Is it any wonder that my life continues along as a series of odd and unreasonable events?
Take today’s lunch for example. I dined, for my very first time, at a local raw food restaurant, Cafe 118. Needless to say - or maybe I do need to say - it was tasty. It isn’t like any wild and bizarre expectation you may have; the food is scrumptious and tastes a lot like food you would consider ‘usually delicious’. Given the environment associated with Raw Foodism, and the culture of life that surrounds anyone dedicated to not eating animals and not cooking ANYTHING, you’d think I would show a little sympathy toward their cause. And in large measure, I did manage to order off the menu without once mentioning hamburgers, or the venison I had the night before, or my toasted bagel and scrambled eggs for breakfast, or any generally stupid comment that is almost too difficult to avoid, considering the narrow lane one must walk when wandering through such a side street.
I managed to avoid any real embarrassment until I opened my lunch-time reading material, a tremendous book on Florida culture entitled The Tropic of Cracker. It’s a series of essays devoted to the misfits and poets that have made magic in the rural and rough parts of Florida. Until today, it was a book I had opened at least a dozen times at lunch, reading one or two chapters and almost always managing to find myself discussing its prose with another diner or with the waitstaff. Until today, I had suggested this book to everyone that had asked about it - and some that hadn’t - with the caveat that ‘you’ll feel like you barely know this state at all when you’re finished’. I probably still hold to that conviction, as nothing yet in its content has failed to enchant me.
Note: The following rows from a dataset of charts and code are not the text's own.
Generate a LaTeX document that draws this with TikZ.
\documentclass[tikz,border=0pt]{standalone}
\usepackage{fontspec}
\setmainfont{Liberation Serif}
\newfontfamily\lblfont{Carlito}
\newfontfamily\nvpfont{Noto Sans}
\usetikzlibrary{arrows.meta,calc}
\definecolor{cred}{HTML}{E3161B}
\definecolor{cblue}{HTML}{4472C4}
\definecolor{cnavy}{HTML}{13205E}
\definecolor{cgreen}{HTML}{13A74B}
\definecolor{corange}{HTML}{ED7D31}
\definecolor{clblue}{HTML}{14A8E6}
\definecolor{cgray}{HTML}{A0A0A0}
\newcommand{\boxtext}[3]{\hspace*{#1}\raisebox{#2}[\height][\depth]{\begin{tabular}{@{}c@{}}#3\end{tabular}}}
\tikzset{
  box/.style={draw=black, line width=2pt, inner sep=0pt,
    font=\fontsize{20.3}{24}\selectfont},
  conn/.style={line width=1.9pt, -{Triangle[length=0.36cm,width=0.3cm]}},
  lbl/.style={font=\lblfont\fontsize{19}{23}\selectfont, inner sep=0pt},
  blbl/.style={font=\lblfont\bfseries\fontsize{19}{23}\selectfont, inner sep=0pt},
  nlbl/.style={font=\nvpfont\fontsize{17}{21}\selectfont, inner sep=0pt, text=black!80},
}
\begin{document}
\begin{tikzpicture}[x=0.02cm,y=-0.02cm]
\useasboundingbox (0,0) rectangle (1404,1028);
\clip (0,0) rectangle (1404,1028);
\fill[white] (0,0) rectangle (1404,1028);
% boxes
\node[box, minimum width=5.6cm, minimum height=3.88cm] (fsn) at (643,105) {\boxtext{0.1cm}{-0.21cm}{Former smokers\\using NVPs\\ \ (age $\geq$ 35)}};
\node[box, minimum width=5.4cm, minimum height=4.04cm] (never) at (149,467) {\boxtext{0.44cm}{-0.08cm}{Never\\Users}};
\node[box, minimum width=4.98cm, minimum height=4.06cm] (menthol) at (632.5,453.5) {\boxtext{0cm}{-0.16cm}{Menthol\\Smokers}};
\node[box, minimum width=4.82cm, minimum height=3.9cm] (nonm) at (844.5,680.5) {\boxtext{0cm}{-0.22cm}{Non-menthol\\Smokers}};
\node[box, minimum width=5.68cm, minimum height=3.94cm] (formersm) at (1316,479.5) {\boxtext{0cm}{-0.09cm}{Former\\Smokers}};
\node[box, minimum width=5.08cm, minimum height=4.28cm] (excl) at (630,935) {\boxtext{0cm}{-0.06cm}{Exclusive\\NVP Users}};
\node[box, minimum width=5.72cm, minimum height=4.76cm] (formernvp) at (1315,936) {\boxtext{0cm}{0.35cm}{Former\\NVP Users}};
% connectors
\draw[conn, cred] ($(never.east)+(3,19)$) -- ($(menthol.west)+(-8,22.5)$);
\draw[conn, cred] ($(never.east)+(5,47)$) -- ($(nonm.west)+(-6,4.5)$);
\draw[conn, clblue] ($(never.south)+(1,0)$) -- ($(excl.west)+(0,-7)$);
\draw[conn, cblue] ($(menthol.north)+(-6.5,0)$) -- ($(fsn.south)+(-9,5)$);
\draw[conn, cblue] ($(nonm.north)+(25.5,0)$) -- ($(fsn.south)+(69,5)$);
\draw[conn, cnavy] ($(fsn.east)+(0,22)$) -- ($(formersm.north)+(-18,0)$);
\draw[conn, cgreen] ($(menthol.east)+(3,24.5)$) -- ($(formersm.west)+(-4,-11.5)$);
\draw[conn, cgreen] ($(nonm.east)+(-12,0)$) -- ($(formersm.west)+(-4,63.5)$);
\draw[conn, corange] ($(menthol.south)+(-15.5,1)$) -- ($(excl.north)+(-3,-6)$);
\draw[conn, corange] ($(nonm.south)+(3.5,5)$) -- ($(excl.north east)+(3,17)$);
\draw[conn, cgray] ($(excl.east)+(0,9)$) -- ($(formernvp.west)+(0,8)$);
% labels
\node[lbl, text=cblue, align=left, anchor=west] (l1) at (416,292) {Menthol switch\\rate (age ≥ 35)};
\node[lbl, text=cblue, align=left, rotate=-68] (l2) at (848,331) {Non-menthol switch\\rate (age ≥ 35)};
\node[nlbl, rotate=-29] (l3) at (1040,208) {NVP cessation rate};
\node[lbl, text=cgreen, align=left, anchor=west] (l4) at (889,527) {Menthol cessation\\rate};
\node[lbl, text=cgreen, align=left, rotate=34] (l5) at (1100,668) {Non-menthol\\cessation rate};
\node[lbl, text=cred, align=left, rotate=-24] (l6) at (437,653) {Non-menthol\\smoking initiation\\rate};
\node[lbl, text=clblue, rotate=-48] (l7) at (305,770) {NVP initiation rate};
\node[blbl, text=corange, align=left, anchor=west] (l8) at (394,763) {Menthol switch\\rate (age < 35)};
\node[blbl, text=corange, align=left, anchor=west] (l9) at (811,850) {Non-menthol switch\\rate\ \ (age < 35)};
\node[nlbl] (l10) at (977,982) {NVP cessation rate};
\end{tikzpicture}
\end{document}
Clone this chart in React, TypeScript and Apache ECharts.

But today, as fate would have it, just as my waitress was delivering a plate of macadamia nut ‘cheese’ and sun-dried cherry tomato-stuffed basil wraps, I became acutely aware that I was reading a story about a rural hog killin’ party, complete with photos of the newly dispatched hog’s severed head, boiling guts, and butchered body. The long, slow, unspoken conversation I had with my server’s wide eyes told me that I should probably enjoy this meal, as I would most assuredly make their ‘do not allow’ list in the immediate future. To make matters worse, I couldn’t help but find the whole thing incredibly funny.
Anyone else would call this an embarrasment, or maybe one of the most idiotic things they have ever done. For me, though, in this Folk-art/Foie Gras life I lead, I simply call it ‘Lunch on Thursday’.